Stacey McLaughlin’s husband, Craig, standing in the path of the planned Pacific Connector Pipeline. Stacey McLaughlin

“Because the frantic oil and gas industry is trying to get the last dollars out of what seems, very clearly, to be a dying industry, they just run roughshod over property rights,” Sale says.

Drillers have flooded the market with cheap fracked gas, driving down prices. As a result, gas has proven increasingly unprofitable. Companies have amassed debt. Stock prices have slumped. And the coronavirus has only accelerated these trends.

“It seems pretty hard to argue with a straight face that these projects are financially essential right now when we’re seeing a reduction in production,” Zweiner says. “I think a lot of folks are assuming that it will suddenly reverse one day, but I suspect we’re looking at a much longer term issue.”

When landowners do triumph over pipeline firms, it usually isn’t by challenging the use of eminent domain. More often, it’s by persuading officials to deny needed permits. On that front, landowners may have just gotten a big helping hand. A federal judge in Montana recently revoked a blanket permit allowing pipeline projects to skirt environmental review. The Trump administration is appealing the ruling, which could create major hurdles for pipeline projects.

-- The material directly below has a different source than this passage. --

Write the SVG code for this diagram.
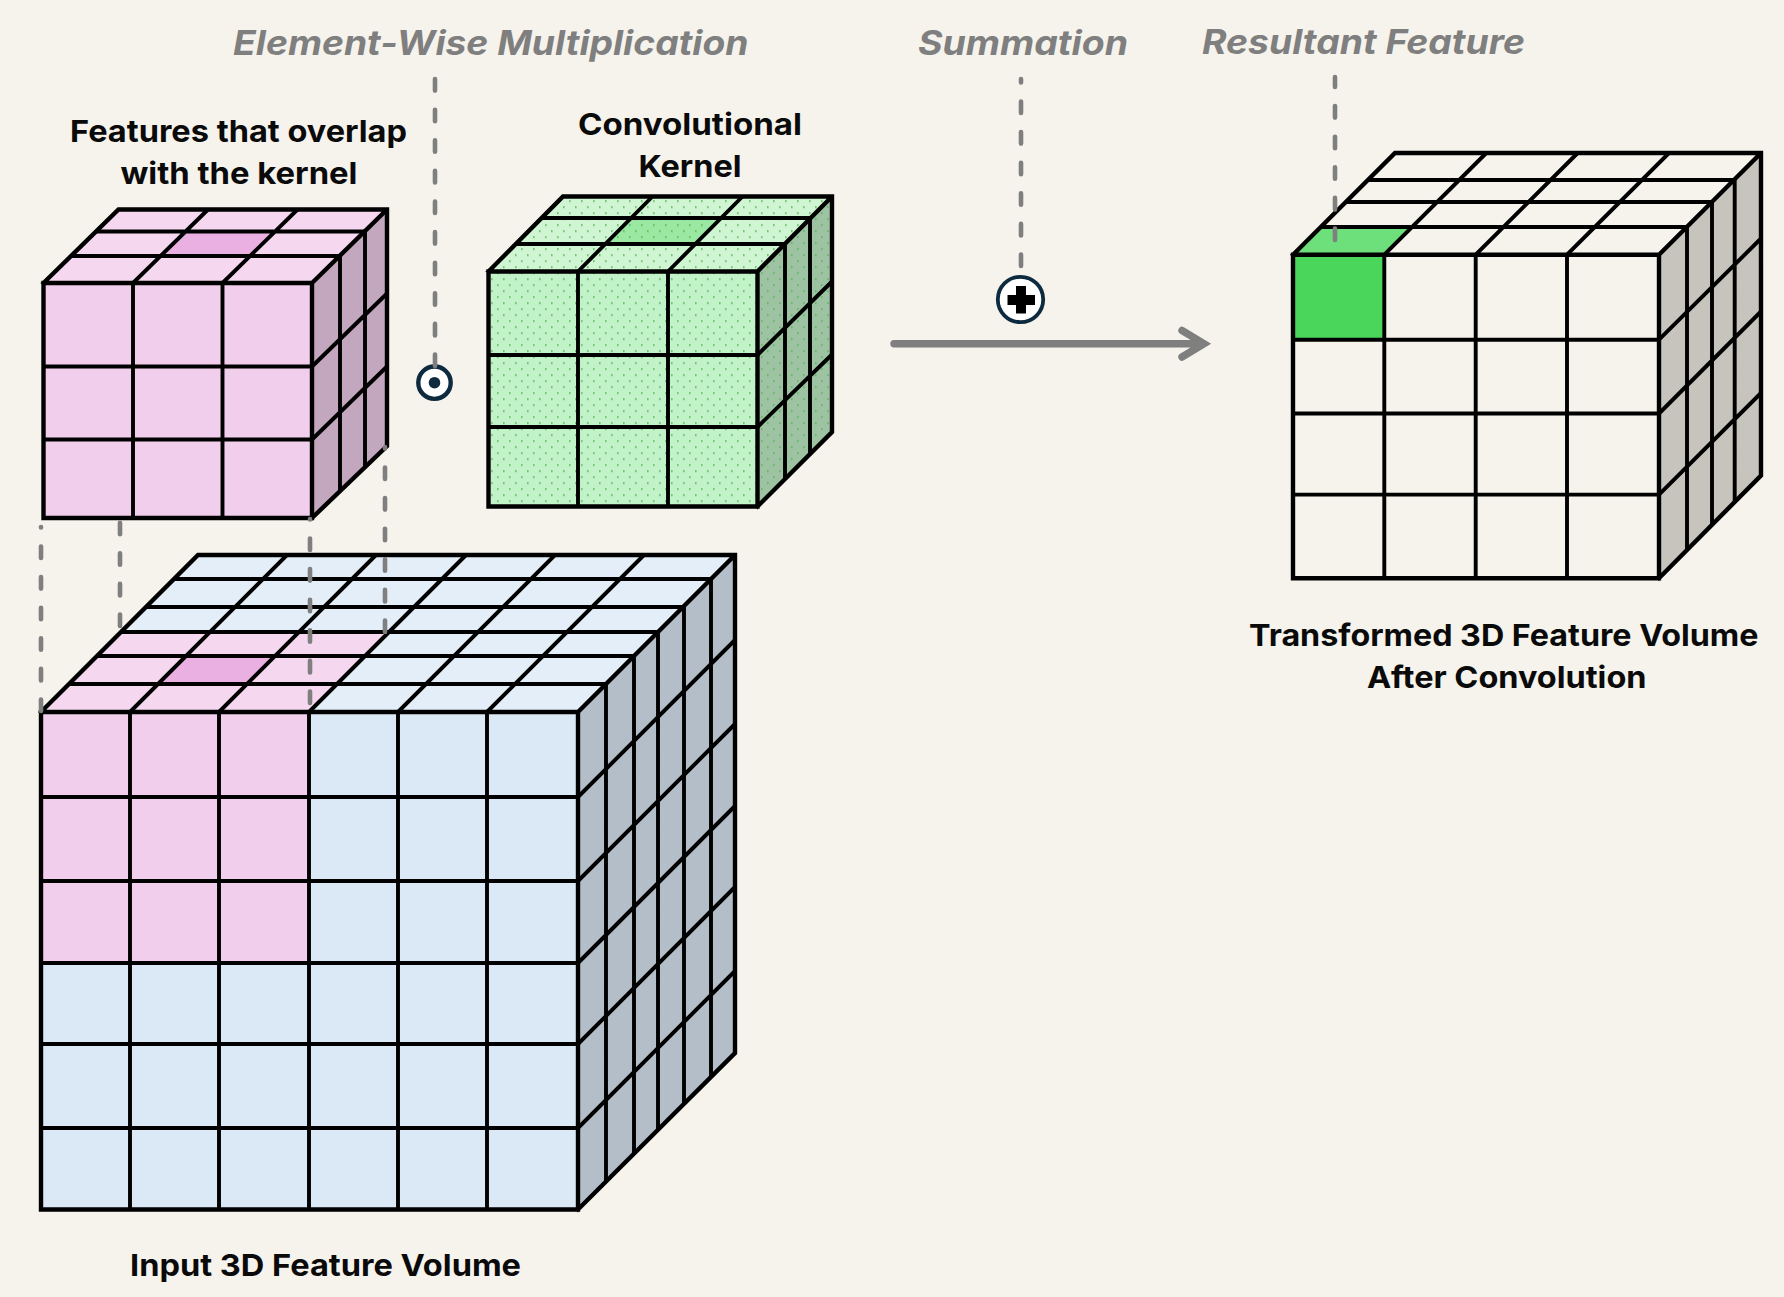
<svg xmlns="http://www.w3.org/2000/svg" width="1784" height="1297" viewBox="0 0 1784 1297">
<style>
.t{font-family:"Inter","Liberation Sans",sans-serif;font-weight:700;font-size:30.5px;fill:#0a0a0a}
.h{font-family:"Inter","Liberation Sans",sans-serif;font-weight:700;font-style:italic;font-size:34px;fill:#7f7f7f}
.g{fill:none;stroke:#000;stroke-width:3.9;stroke-linejoin:miter;stroke-linecap:butt}
.o{fill:none;stroke:#000;stroke-width:4.4;stroke-linejoin:miter;stroke-miterlimit:2;stroke-linecap:square}
.d{fill:none;stroke:#7f7f7f;stroke-width:4.6;stroke-linecap:round;stroke-dasharray:11.5 19.1}
.c{fill:#fff;stroke:#0e2a3f}
</style>
<defs>
<pattern id="dots" patternUnits="userSpaceOnUse" x="491" y="278.3" width="12" height="12">
<rect x="0" y="0" width="1.6" height="1.6" fill="#55b455"/>
<rect x="6" y="6" width="1.6" height="1.6" fill="#55b455"/>
</pattern>
</defs>
<rect width="1784" height="1297" fill="#f5f3ec"/>

<g id="input-volume">
<rect x="41" y="712" width="537" height="497.5" fill="#dbe9f6"/>
<polygon points="41,712 578,712 735,555 198,555" fill="#e3eef8"/>
<polygon points="578,712 735,555 735,1053 578,1209.5" fill="#b3bec9"/>
<rect x="41" y="712" width="268" height="251" fill="#f1ceec"/>
<polygon points="41,712 309,712 389,632 121,632" fill="#f5d8f0"/>
<polygon points="158,684 247,684 275,656 186,656" fill="#eab0e2"/>
<path class="g" d="M130 712V1209.5M219 712V1209.5M309 712V1209.5M398 712V1209.5M487 712V1209.5M41 797H578M41 881H578M41 963H578M41 1044H578M41 1128H578"/>
<path class="g" d="M130 712L287 555M219 712L376 555M309 712L466 555M398 712L555 555M487 712L644 555M69 684H606M97 656H634M121 632H658M147 607H684M174 579H711"/>
<path class="g" d="M606 684V1181.5M634 656V1153.5M658 632V1129.5M684 607V1104M711 579V1076.5M578 797L735 640M578 881L735 724M578 963L735 806M578 1044L735 887M578 1128L735 971"/>
<path class="o" d="M41 712H578V1209.5H41ZM41 712L198 555H735L578 712M735 555V1053L578 1209.5"/>
</g>

<g id="overlap-features">
<rect x="43.5" y="283" width="268.5" height="235" fill="#f1ceec"/>
<polygon points="43.5,283 312,283 387,209.5 118.5,209.5" fill="#f5d8f0"/>
<polygon points="312,283 387,209.5 387,446 312,518" fill="#c3a7be"/>
<polygon points="161,256 250.5,256 275,231.5 185.5,231.5" fill="#eab0e2"/>
<path class="g" d="M133 283V518M222.5 283V518M43.5 366.5H312M43.5 439.5H312"/>
<path class="g" d="M133 283L208 209.5M222.5 283L297.5 209.5M71 256H340M96 231.5H365"/>
<path class="g" d="M340 256V491M365 231.5V466.5M312 366.5L387 293.5M312 439.5L387 366.5"/>
<path class="o" d="M43.5 283H312V518H43.5ZM43.5 283L118.5 209.5H387L312 283M387 209.5V446L312 518"/>
</g>

<g id="kernel">
<rect x="488.5" y="271.5" width="269" height="235" fill="#c2f2c8"/>
<polygon points="488.5,271.5 757.5,271.5 832,196.5 563,196.5" fill="#cff5d3"/>
<polygon points="757.5,271.5 832,196.5 832,432 757.5,506.5" fill="#9ec3a2"/>
<polygon points="605.3,244 695.3,244 721.1,218 631.1,218" fill="#9be8a2"/>
<rect x="488.5" y="271.5" width="269" height="235" fill="url(#dots)"/>
<polygon points="488.5,271.5 757.5,271.5 832,196.5 563,196.5" fill="url(#dots)"/>
<polygon points="757.5,271.5 832,196.5 832,432 757.5,506.5" fill="url(#dots)"/>
<path class="g" d="M578 271.5V506.5M668 271.5V506.5M488.5 355H757.5M488.5 427H757.5"/>
<path class="g" d="M578 271.5L652.5 196.5M668 271.5L742.5 196.5M516 244H785M541.5 218H810"/>
<path class="g" d="M785 244V479M810 218V453M757.5 355L832 281.5M757.5 427L832 354.5"/>
<path class="o" d="M488.5 271.5H757.5V506.5H488.5ZM488.5 271.5L563 196.5H832L757.5 271.5M832 196.5V432L757.5 506.5"/>
</g>

<g id="output-volume">
<polygon points="1659,254.7 1761,153 1761,475.5 1659,578.2" fill="#c6c4bc"/>
<rect x="1293" y="254.7" width="91.3" height="85" fill="#49d65b"/>
<polygon points="1293,254.7 1384.3,254.7 1412.3,227 1321,227" fill="#6ddf7b"/>
<path class="g" d="M1384.3 254.7V578.2M1475.7 254.7V578.2M1567 254.7V578.2M1293 339.7H1659M1293 413.5H1659M1293 494.6H1659"/>
<path class="g" d="M1384.3 254.7L1486.3 153M1475.7 254.7L1577.7 153M1567 254.7L1669 153M1321 227H1687M1346 202H1712M1369 180H1734.7"/>
<path class="g" d="M1687 227V550.5M1712 202V525.5M1734.7 180V503M1659 339.7L1761 238.5M1659 413.5L1761 311.5M1659 494.6L1761 393"/>
<path class="o" d="M1293 254.7H1659V578.2H1293ZM1293 254.7L1395 153H1761L1659 254.7M1761 153V475.5L1659 578.2"/>
</g>

<g id="multiply-symbol">
<circle class="c" cx="434.5" cy="382.7" r="16.2" stroke-width="4.4"/>
<circle cx="434.5" cy="382.7" r="5.8" fill="#0e2a3f"/>
</g>

<g id="sum-symbol">
<circle class="c" cx="1020.5" cy="299.5" r="22.7" stroke-width="3.8"/>
<path d="M1016 286H1026V295H1035V305H1026V313.5H1016V305H1007.5V295H1016Z" fill="#000"/>
</g>

<g id="connectors">
<path class="d" d="M435 366V78"/>
<path class="d" d="M1021 266V79"/>
<path class="d" d="M1335 240V77"/>
<path class="d" d="M41 711V527"/>
<path class="d" d="M120 626V522"/>
<path class="d" d="M310 703V519"/>
<path class="d" d="M385 632V447"/>
<path d="M894 343.7H1203M1182 330.5L1204 343.7L1182 357" fill="none" stroke="#7f7f7f" stroke-width="7.4" stroke-linecap="round" stroke-linejoin="miter"/>
</g>

<g id="labels">
<text class="h" x="233" y="54.5" textLength="515.5" lengthAdjust="spacingAndGlyphs">Element-Wise Multiplication</text>
<text class="h" x="918" y="54.5" textLength="210" lengthAdjust="spacingAndGlyphs">Summation</text>
<text class="h" x="1202" y="54" textLength="323" lengthAdjust="spacingAndGlyphs">Resultant Feature</text>
<text class="t" x="70" y="142" textLength="337" lengthAdjust="spacingAndGlyphs">Features that overlap</text>
<text class="t" x="120.5" y="184" textLength="237" lengthAdjust="spacingAndGlyphs">with the kernel</text>
<text class="t" x="578" y="135" textLength="224" lengthAdjust="spacingAndGlyphs">Convolutional</text>
<text class="t" x="638.5" y="177" textLength="103" lengthAdjust="spacingAndGlyphs">Kernel</text>
<text class="t" x="1249" y="646" textLength="509.5" lengthAdjust="spacingAndGlyphs">Transformed 3D Feature Volume</text>
<text class="t" x="1367" y="688" textLength="279.5" lengthAdjust="spacingAndGlyphs">After Convolution</text>
<text class="t" x="130" y="1276" textLength="391" lengthAdjust="spacingAndGlyphs">Input 3D Feature Volume</text>
</g>
</svg>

Over the long term, lawmakers may seek to narrow the use of eminent domain. In January, House Democrats released a draft climate bill that, experts say, would effectively end the practice for pipeline projects. McLaughlin said landowners should be clamoring for such a measure.

“You have people across this country who are up in arms—and bearing arms—so they don’t have to stay inside their houses and they don’t have to wear a mask,” McLaughlin said. “That’s nothing compared to the violation of our constitutional rights as property owners.”